John Swift: There are two aspects to the question. In the context of my review, I have talked about information asymmetry. There was a serious information asymmetry both ways, not just between the banks and the customers, and that is my point on transparency, but between the banks and the FCA, in terms of whether the conduct justified enforcement in addition to customer redress. The FCA, in its response to my recommendations, has accepted that redress and enforcement are not mutually exclusive, and that it will be considering that in any future exercise of its regulatory powers, which I welcome.

Q55            Chair: I also just wanted to check your thoughts on whether perhaps there need to be changes to make it easier for regulators to enforce, rather than this view that, somehow, it will be easier to have what has turned out to be a very complex and difficult redress scheme, which has essentially left the so-called sophisticated customers without any protection from enforcement at all.

John Swift: Yes.

Q56            Chair: I suppose I am asking you whether Parliament should be looking at the way the law is balanced between enforcement and redress in this manner in the future. You are an eminent QC and you may have a view on that.

John Swift: I have not given a lot of thought to that issue and whether it falls within the function of Parliament. I suppose I would put the matter back to you and say that one of the reasons why this Committee is here is to ensure that the regulator in this case applies the statutory duties in a manner that promotes the interests of consumers generally and provides adequate justification for its decisions.

I will wait and see. I have done my bit. I am not there to review what actions the FCA is now taking. It has said that it is considering my recommendations, accepting them and folding them into a programme that it has. I am always a bit hesitant about knowing what happens when your recommendations get folded into something else, but we have this commitment from the FCA that this is what it is doing. It is looking at what Dame Elizabeth and Mr Parker said. What comes out of this review, I hope, is not so much the need for Parliament to change, but the need for regulators to change and recognise that, without internal change, no amount of reviews by you or by me is going to provide the real solution for customers.

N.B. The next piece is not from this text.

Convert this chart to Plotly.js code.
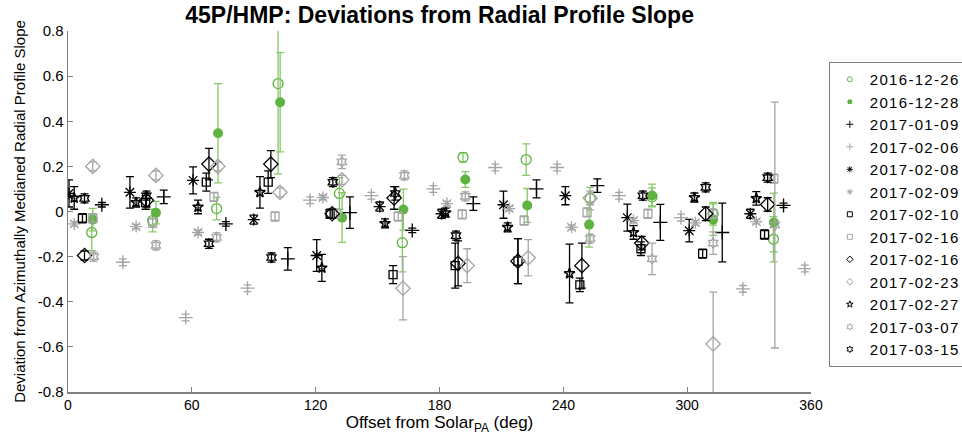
<!DOCTYPE html>
<html><head><meta charset="utf-8">
<script src="https://cdn.plot.ly/plotly-3.0.1.min.js"></script>
<style>html,body{margin:0;padding:0;background:#fff}#plot{width:962px;height:445px}
.legendtext{letter-spacing:1.3px}</style>
</head><body><div id="plot"></div>
<script>
// ---- data ----
const seriesNames = ["2016-12-26","2016-12-28","2017-01-09","2017-02-06","2017-02-08","2017-02-09","2017-02-10","2017-02-16","2017-02-16","2017-02-23","2017-02-27","2017-03-07","2017-03-15"];

const x_1226 = [11.5, 41, 72, 101.8, 131.5, 162, 191.4, 222, 253, 283, 312.6, 341.8];
const y_1226 = [-0.093, -0.04, 0.013, 0.567, 0.08, -0.138, 0.24, 0.23, 0.057, 0.065, -0.01, -0.123];
const e_1226 = [0.08, 0.05, 0.05, 0.40, 0.07, 0.13, 0.02, 0.07, 0.05, 0.04, 0.05, 0.10];

const x_1228 = [12, 42.6, 72.7, 102.8, 132.8, 162.5, 192.5, 222.5, 252.5, 283, 312.6, 342];
const y_1228 = [-0.036, -0.005, 0.347, 0.484, -0.027, 0.009, 0.142, 0.027, -0.058, 0.071, -0.036, -0.049];
const e_1228 = [0.05, 0.05, 0.22, 0.22, 0.11, 0.09, 0.035, 0.075, 0.10, 0.05, 0.07, 0.13];

const x_0109 = [16.4, 46.4, 76.5, 106.5, 136.6, 166.8, 196.4, 227, 256.5, 287, 317, 346.7];
const y_0109 = [0.03, 0.065, -0.055, -0.21, -0.005, -0.084, 0.035, 0.10, 0.115, -0.048, -0.093, 0.027];
const e_0109 = [0.01, 0.03, 0.01, 0.05, 0.07, 0.01, 0.03, 0.04, 0.03, 0.08, 0.13, 0.01];

const x_0206 = [26.6, 57, 87, 117.3, 147, 177, 207, 237, 267, 297, 327, 357];
const y_0206 = [-0.225, -0.47, -0.34, 0.05, 0.07, 0.10, 0.195, 0.195, 0.07, -0.027, -0.343, -0.253];
const e_0206 = [0.015, 0.015, 0.015, 0.015, 0.015, 0.015, 0.015, 0.015, 0.015, 0.015, 0.015, 0.015];

const x_0208 = [0.5, 30, 60.6, 90, 120.5, 151, 181, 211, 241, 271, 301, 330.6];
const y_0208 = [0.08, 0.085, 0.138, -0.036, -0.195, 0.022, -0.01, 0.03, 0.07, -0.027, -0.085, -0.01];
const e_0208 = [0.06, 0.07, 0.06, 0.02, 0.07, 0.02, 0.02, 0.06, 0.04, 0.06, 0.05, 0.02];

const x_0209 = [3, 33, 63, 93, 123.5, 153.5, 183.6, 213.8, 244, 274, 304, 333.5];
const y_0209 = [-0.055, -0.067, -0.093, null, 0.062, null, 0.035, 0.013, -0.07, -0.04, -0.05, -0.045];
const e_0209 = [0.01, 0.01, 0.01, 0.01, 0.01, 0.01, 0.01, 0.01, 0.01, 0.01, 0.01, 0.01];

const x_0210 = [7, 37.6, 67, 97, 127, 157.5, 187.6, 218, 248, 277.6, 307.5, 337.5];
const y_0210 = [-0.03, 0.04, 0.13, 0.13, -0.01, -0.28, -0.24, -0.22, -0.325, -0.165, -0.187, -0.102];
const e_0210 = [0.02, 0.03, 0.04, 0.05, 0.02, 0.04, 0.10, 0.10, 0.03, 0.03, 0.02, 0.02];

const x_0216g = [12, 41, 70.7, 100.3, 130, 160, 191, 221, 251.5, 281, 312.5, 342];
const y_0216g = [-0.03, -0.05, 0.065, -0.022, -0.01, -0.022, -0.013, -0.04, -0.004, -0.01, -0.01, 0.146];
const e_0216g = [0.02, 0.02, 0.02, 0.02, 0.02, 0.02, 0.02, 0.02, 0.02, 0.02, 0.02, 0.02];

const x_0216d = [8, 38, 68.3, 98.3, 128, 158, 189, 218, 249, 278, 309, 339];
const y_0216d = [-0.195, 0.05, 0.21, 0.21, -0.01, 0.06, -0.23, -0.22, -0.24, -0.14, -0.01, 0.031];
const e_0216d = [0.02, 0.03, 0.07, 0.06, 0.02, 0.05, 0.10, 0.10, 0.10, 0.03, 0.03, 0.03];

const x_0223 = [12, 42.6, 72.6, 102.7, 132.7, 162.3, 193.4, 223, 253, 283, 312.6, 342];
const y_0223 = [0.20, 0.16, 0.20, 0.085, 0.14, -0.34, -0.24, -0.205, 0.06, null, -0.587, null];
const e_0223 = [0.02, 0.02, 0.02, 0.02, 0.02, 0.14, 0.075, 0.08, 0.03, 0.02, 0.23, 0.02];

const x_0227 = [3, 33, 63, 93, 123, 153.6, 183, 213, 243, 274, 303.5, 333.5];
const y_0227 = [0.06, 0.04, 0.02, 0.085, -0.25, -0.053, -0.005, -0.07, -0.275, -0.093, 0.062, 0.058];
const e_0227 = [0.05, 0.02, 0.03, 0.07, 0.06, 0.02, 0.02, 0.02, 0.13, 0.03, 0.02, 0.03];

const x_0307 = [12.5, 42.6, 72, 102.7, 132.7, 163, 192.5, 223, 253, 283, 312.6, 342.5];
const y_0307 = [-0.20, -0.15, -0.115, null, 0.22, 0.16, 0.067, null, -0.12, -0.21, -0.14, -0.06];
const e_0307 = [0.02, 0.02, 0.02, 0.02, 0.03, 0.02, 0.02, 0.02, 0.02, 0.07, 0.05, 0.545];

const x_0315 = [8, 38, 68.3, 98.6, 128.3, 158.6, 188, 218, 248, 278.5, 309, 339];
const y_0315 = [0.058, 0.07, -0.143, -0.204, 0.13, 0.08, -0.107, null, null, 0.07, 0.107, 0.15];
const e_0315 = [0.02, 0.02, 0.02, 0.02, 0.02, 0.03, 0.02, 0.02, 0.02, 0.02, 0.02, 0.02];

const xTickVals = [0, 60, 120, 180, 240, 300, 360];
const yTickVals = [-0.8, -0.6, -0.4, -0.2, 0, 0.2, 0.4, 0.6, 0.8];
const yTickText = ["-0.8", "-0.6", "-0.4", "-0.2", "0", "0.2", "0.4", "0.6", "0.8"];

// ---- styles ----
const GREEN = "rgb(95,180,65)", GREEN_BAR = "rgb(135,200,105)";
const BLACK = "rgb(0,0,0)", GRAY = "rgb(165,165,165)";

const specs = [
  [x_1226, y_1226, e_1226, "circle-open", GREEN, GREEN_BAR, 10, 1.3],
  [x_1228, y_1228, e_1228, "circle", GREEN, GREEN_BAR, 10, 0],
  [x_0109, y_0109, e_0109, "cross-thin-open", BLACK, BLACK, 10, 1.3],
  [x_0206, y_0206, e_0206, "cross-thin-open", GRAY, GRAY, 10, 1.3],
  [x_0208, y_0208, e_0208, "asterisk-open", BLACK, BLACK, 10, 1.3],
  [x_0209, y_0209, e_0209, "asterisk-open", GRAY, GRAY, 10, 1.3],
  [x_0210, y_0210, e_0210, "square-open", BLACK, BLACK, 8, 1.3],
  [x_0216g, y_0216g, e_0216g, "square-open", GRAY, GRAY, 8, 1.3],
  [x_0216d, y_0216d, e_0216d, "diamond-open", BLACK, BLACK, 11, 1.3],
  [x_0223, y_0223, e_0223, "diamond-open", GRAY, GRAY, 11, 1.3],
  [x_0227, y_0227, e_0227, "star-open", BLACK, BLACK, 8, 1.5],
  [x_0307, y_0307, e_0307, "hexagram-open", GRAY, GRAY, 8, 1.3],
  [x_0315, y_0315, e_0315, "hexagram-open", BLACK, BLACK, 8, 1.3]
];

const traces = [];
// data traces (no legend entry)
specs.forEach((s, i) => {
  traces.push({
    type: "scatter", mode: "markers", name: seriesNames[i], x: s[0], y: s[1], showlegend: false,
    error_y: {type: "data", array: s[2], visible: true, color: s[5], thickness: 1.3, width: 4},
    marker: {symbol: s[3], size: s[6], color: s[4], line: {color: s[4], width: s[7]}}
  });
});
// legend-only entries with small symbols, as in the reference legend
specs.forEach((s, i) => {
  traces.push({
    type: "scatter", mode: "markers", name: seriesNames[i], x: [null], y: [null], showlegend: true,
    marker: {symbol: s[3], size: 5, color: s[4], line: {color: s[4], width: s[7] ? 1 : 0}}
  });
});

const FONT = "Liberation Sans, Arial, Helvetica, sans-serif";
const layout = {
  width: 962, height: 445,
  margin: {l: 68, r: 151, t: 31, b: 53, autoexpand: false},
  paper_bgcolor: "#fff", plot_bgcolor: "#fff",
  font: {family: FONT, color: "#000", size: 14},
  title: {text: "<b>45P/HMP: Deviations from Radial Profile Slope</b>", font: {family: FONT, size: 23, color: "#000"},
          x: 0.457, xanchor: "center", y: 0.966, yanchor: "middle"},
  xaxis: {range: [0, 360], tickvals: xTickVals, ticks: "inside", ticklen: 5, tickcolor: "#808080",
          showline: true, linecolor: "#808080", linewidth: 1.5, showgrid: false, zeroline: false,
          tickfont: {size: 14}, mirror: false,
          title: {text: "Offset from Solar<sub>PA</sub> (deg)", font: {size: 17}, standoff: 4}},
  yaxis: {range: [-0.8, 0.8], tickvals: yTickVals, ticktext: yTickText, ticks: "inside", ticklen: 5, tickcolor: "#808080",
          showline: true, linecolor: "#808080", linewidth: 1.5, showgrid: false, zeroline: false,
          tickfont: {size: 15},
          title: {text: "Deviation from Azimuthally Medianed Radial Profile Slope", font: {size: 15}, standoff: 8}},
  legend: {x: 1.024, xanchor: "left", y: 0.914, yanchor: "top", bordercolor: "#808080", borderwidth: 1,
           bgcolor: "#fff", font: {size: 15, family: FONT}, tracegroupgap: 0, itemsizing: "trace"},
  showlegend: true
};

Plotly.newPlot("plot", traces, layout, {displayModeBar: false, staticPlot: true});
</script>
</body></html>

Q57            Chair: Finally, do you worry that we have seen an example here of regulatory capture by the banks; that the customer voice, especially those who have been mis-sold in what is a long line of mis-selling scandals that have emanated from the banks, is too quiet and soft, with not enough powers; and that the regulator perhaps is being captured by those it is regulating?

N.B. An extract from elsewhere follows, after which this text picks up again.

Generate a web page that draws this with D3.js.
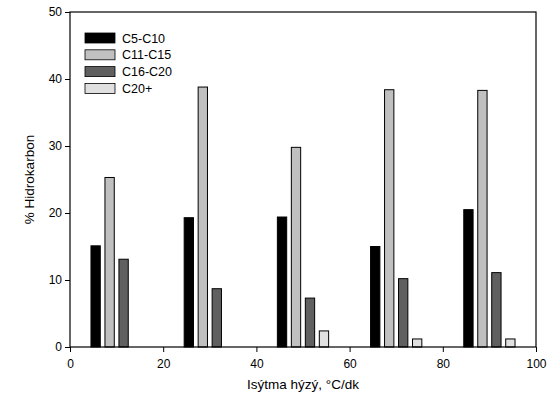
<!DOCTYPE html>
<html>
<head>
<meta charset="utf-8">
<script src="https://cdn.jsdelivr.net/npm/d3@7"></script>
<style>
  body { margin: 0; background: #fff; }
  text { font-family: "Liberation Sans", Arial, sans-serif; }
</style>
</head>
<body>
<div id="chart"></div>
<script>
// heating rates (°C/dk) at which samples were taken
const rates = [10, 30, 50, 70, 90];
const seriesNames = ["C5-C10", "C11-C15", "C16-C20", "C20+"];
const c5c10 = [15.1, 19.3, 19.4, 15.0, 20.5];
const c11c15 = [25.3, 38.8, 29.8, 38.4, 38.3];
const c16c20 = [13.1, 8.7, 7.3, 10.2, 11.1];
const c20plus = [0, 0, 2.4, 1.2, 1.2];
const xTicks = [0, 20, 40, 60, 80, 100];
const yTicks = [0, 10, 20, 30, 40, 50];

const series = [c5c10, c11c15, c16c20, c20plus];
const colors = ["#000000", "#c0c0c0", "#606060", "#e0e0e0"];
// bar offsets from the group centre, in x units
const offsets = [-4.5, -1.5, 1.5, 4.5];
const barWidth = 2;

const width = 551, height = 405;
const margin = {top: 12, right: 15, bottom: 58, left: 70};

const svg = d3.select("#chart").append("svg")
  .attr("width", width)
  .attr("height", height);

const x = d3.scaleLinear().domain([0, 100]).range([margin.left, width - margin.right]);
const y = d3.scaleLinear().domain([0, 50]).range([height - margin.bottom, margin.top]);

// bars
series.forEach(function (vals, s) {
  svg.append("g")
    .selectAll("rect")
    .data(vals)
    .join("rect")
      .attr("x", (d, i) => x(rates[i] + offsets[s] - barWidth / 2))
      .attr("width", x(barWidth) - x(0))
      .attr("y", d => y(d))
      .attr("height", d => y(0) - y(d))
      .attr("fill", colors[s])
      .attr("stroke", d => d > 0 ? "#000" : "none")
      .attr("stroke-width", 1);
});

// frame
svg.append("rect")
  .attr("x", x(0))
  .attr("y", y(50))
  .attr("width", x(100) - x(0))
  .attr("height", y(0) - y(50))
  .attr("fill", "none")
  .attr("stroke", "#000")
  .attr("stroke-width", 1.2);

// axes
svg.append("g")
  .attr("transform", `translate(0,${y(0)})`)
  .call(d3.axisBottom(x).tickValues(xTicks).tickSize(5).tickSizeOuter(0))
  .call(g => g.select(".domain").remove())
  .call(g => g.selectAll("text").attr("font-size", 12).attr("fill", "#000").attr("dy", "1.1em"));

svg.append("g")
  .attr("transform", `translate(${x(0)},0)`)
  .call(d3.axisLeft(y).tickValues(yTicks).tickSize(5).tickSizeOuter(0))
  .call(g => g.select(".domain").remove())
  .call(g => g.selectAll("text").attr("font-size", 12).attr("fill", "#000"));

// axis titles
svg.append("text")
  .attr("x", (x(0) + x(100)) / 2)
  .attr("y", 389)
  .attr("text-anchor", "middle")
  .attr("font-size", 13.5)
  .text("Isýtma hýzý, °C/dk");

svg.append("text")
  .attr("transform", `translate(34,${(y(0) + y(50)) / 2}) rotate(-90)`)
  .attr("text-anchor", "middle")
  .attr("font-size", 13.5)
  .text("% Hidrokarbon");

// legend
const legend = svg.append("g").attr("transform", "translate(85,33)");
seriesNames.forEach(function (name, i) {
  const row = legend.append("g").attr("transform", `translate(0,${i * 16.8})`);
  row.append("rect")
    .attr("width", 30)
    .attr("height", 10)
    .attr("fill", colors[i])
    .attr("stroke", "#000")
    .attr("stroke-width", 0.8);
  row.append("text")
    .attr("x", 37)
    .attr("y", 9.5)
    .attr("font-size", 12.5)
    .text(name);
});
</script>
</body>
</html>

John Swift: I have not used the expression regulatory capture. In a previous existence, I was of course a regulator myself and had regulatory capture in front of me every time I carried out a particular function. Regulatory capture is plainly a denial of the function of an independent regulator. They were getting pretty close, in those discussions with the Treasury, but when the Treasury calls you to a meeting, bearing in mind the position of the Treasury, under FSMAbut as I said before, to my mind, they held their independence.

The problem was that they made, in my view, serious errors of judgment, driven by a lack of information and the need to arrive at solutions that were not the right solutions to have been made and not done in the right manner. Having said that, and I must say this, this is not all bad news. The fact is that £2.2 billion, which was the cost and the risk to 40,000 customers, moved from them to the banks. That would not have happened had it not been for the FCA’s supervision and taking the banks on. For that, credit is due.

Chair: Perhaps credit is due for that, but we should all be thinking about how we can avoid these mis-selling scandals happening in the first place. Thank you very much for your evidence today, Mr Swift. That concludes the Treasury Committee’s evidence session on this particular report. Thank you very much for coming.